Can rotund characters be represented by less rounded actors?

Donald Clarke: If authors can keep an open mind about appearances, so can readers

Gary Oldman turned up last week in Apple TV’s sleazy, ash-stained take on Mick Herron’s espionage novel Slow Horses.

Does it matter if an actor in an adaption looks little like the character described in the book?

Bear with me. Who, among these performers, is physically the odd one out: Timothy Spall, Arthur Lowe, Gary Oldman? With apologies to Spall, now slimmer than he once was, he and the late Mr Lowe, still turning up as Captain Mainwaring in repeats of Dad's Army, are generally thought of as roundish performers. Oldman, who broke through as the angular Sid Vicious in Sid and Nancy nearly 40 years ago, has tended towards literal straightness. Yet Oldman has now played two English spymasters whose respective creators envisioned as looking, in order of appearance, like Lowe and Spall.
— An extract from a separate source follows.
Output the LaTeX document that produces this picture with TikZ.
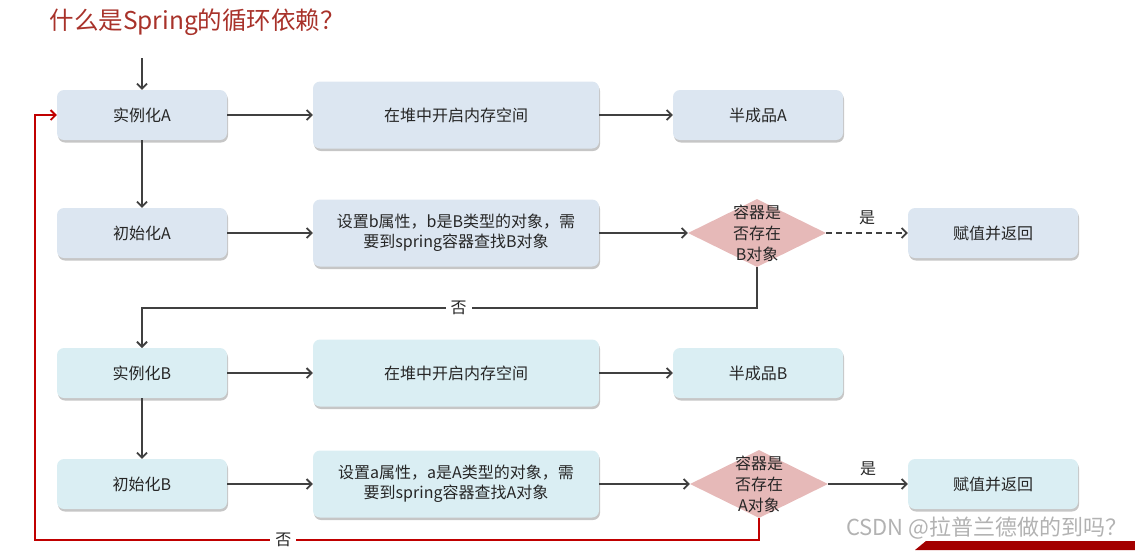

John Le Carré originally liked the notion of Lowe playing the owlish George Smiley and, during a brief dramatised segment on a 1977 arts programme, that character actor indeed became the first person to polish the Smiley spectacles on television. Two years later Alec Guinness, slightly less of a physical fit, made the role his own in Tinker Tailor Soldier Spy. Little heed was paid to Le Carré's description when Oldman arrived as Smiley in Tomas Alfredson's excellent 2011 adaptation of the same novel. If the author didn't care then why should we? You can see Le Carré as a revelling guest at the film's crucial Christmas party.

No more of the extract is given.